In any Arduino-compatible environment, the time it takes for a function to run can easily be measured with help from the micros() function.  I like to use the variable names "tic" and "toc" which will be familiar to anyone who uses Matlab.

uint32_t tic, toc;
tic = micros();


toc = micros();
Serial.print("Duration (us) = ");
Serial.println(toc - tic);

Just replace "MyFunction()" with any function in your program, and this will print out the time it takes for that function to run.  If the function runs in just a couple microseconds making it hard to get an accurate measurement of the duration, then copy and paste the function call a few dozen times and take an average.


This really depends on what you're doing, but here are a few scenarios to get you thinking:

Example 1: Line Following - How often should the robot read the Line Sensor?

Answer: Suppose you're robot is line following at a speed of 1 meter / second.  The line is 3/4" (19mm) wide, and worst case scenario is the line does a sharp 90 deg turn.  At 1 meter/second, the robot will travel 19mm in 19 milliseconds.  Its best to have a bit of safety margin, so I'd recommend no more than 15 milliseconds between line sensor readings. Even better, read it line every 8 milliseconds so you would be taking two readings within that 19mm so you're almost guaranteed to not miss that turn.  Now if you've already split the GetLine() function up so that it reads only 1 of 15 line sensors for each function call, then reading the whole line every 8ms means you'd need to call GetLine() every 533 microseconds (533 microseconds * 15 sensors = 8 milliseconds).

Example 2: Sharp IR sensor is looking for motion approaching the front door so some lights can be turned on.

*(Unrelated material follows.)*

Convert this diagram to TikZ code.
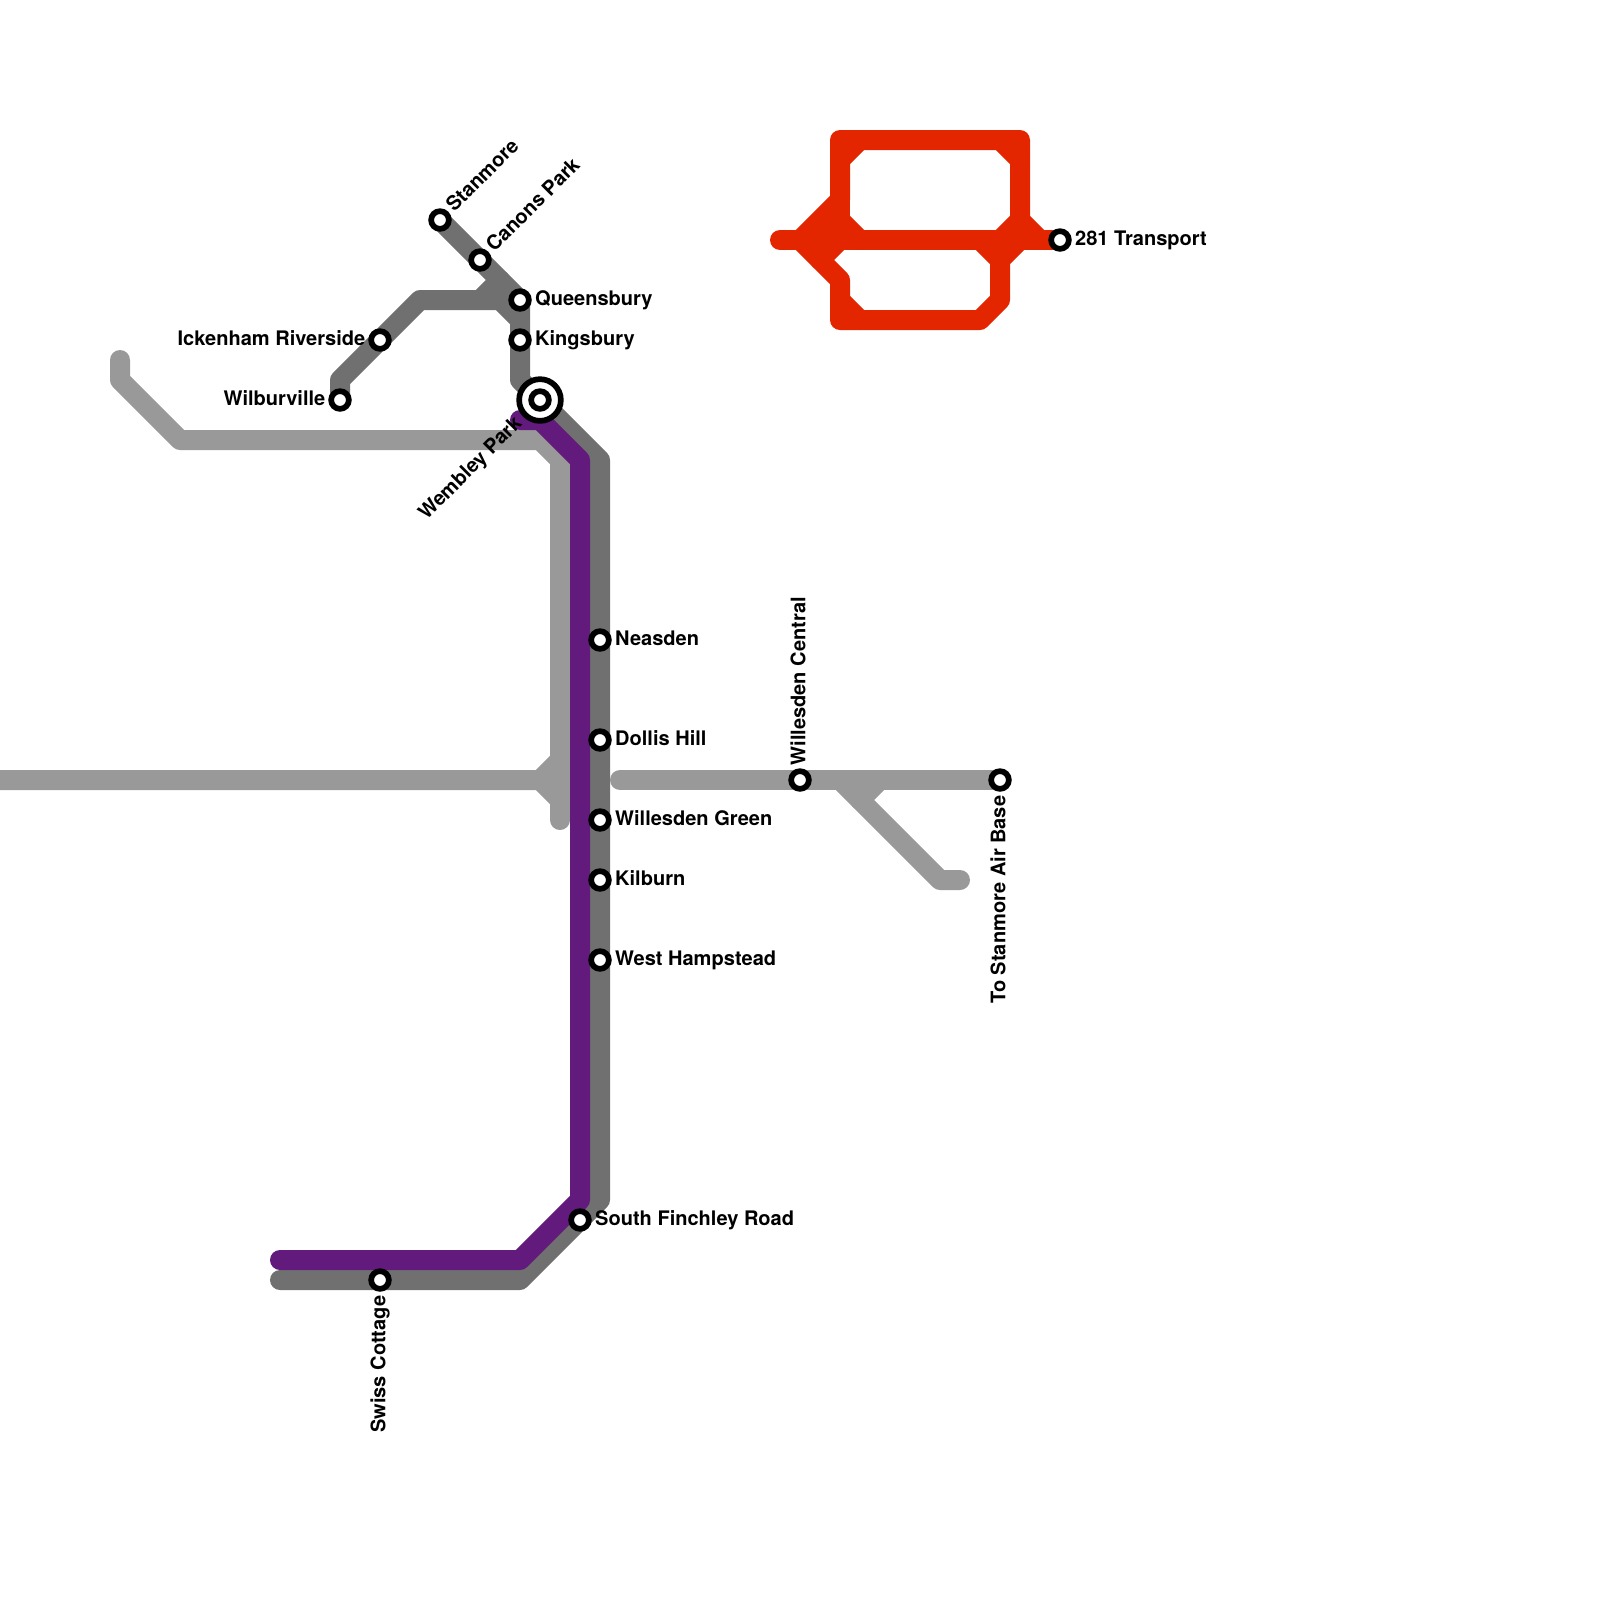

Answer: The datasheets for Sharp IR sensors will state how fast the sensor is able to update its output. The popular GP2Y0A21 sensor has an update rate of 38 +/- 10 ms.  In this case, there isn't any value in reading the sensor any faster than every 40-50 milliseconds. 

Example 3: Update an LCD screen on a mobile robot.

Answer: Depends on what the LCD screen is used for.  If this is a high speed line following robot, consider not updating the screen at all because no one can see it with the robot zooming around so fast.  If this is a personal assistance robot that a human is constantly looking at, then the screen should probably refresh every 30-40 milliseconds (25 to 33 FPS).

Example 4: Ultrasonic Sensor - How often to check the pulse duration?

Answer: HC-SR04 Time-of-Flight ultrasonic sensors have a range of up to 4 meters and output a pulse whose duration typically translates to about 58 microseconds/centimeter distance to the object.  If the goal is to avoid running into the object, ideally staying more than 10cm away from it, then a resolution of +/-2 cm on the distance measurement should be acceptable.  Two centimeters translate to 2*58 = 116 microseconds, so the pulse should be checked about every 116 microseconds to see if its started or stopped.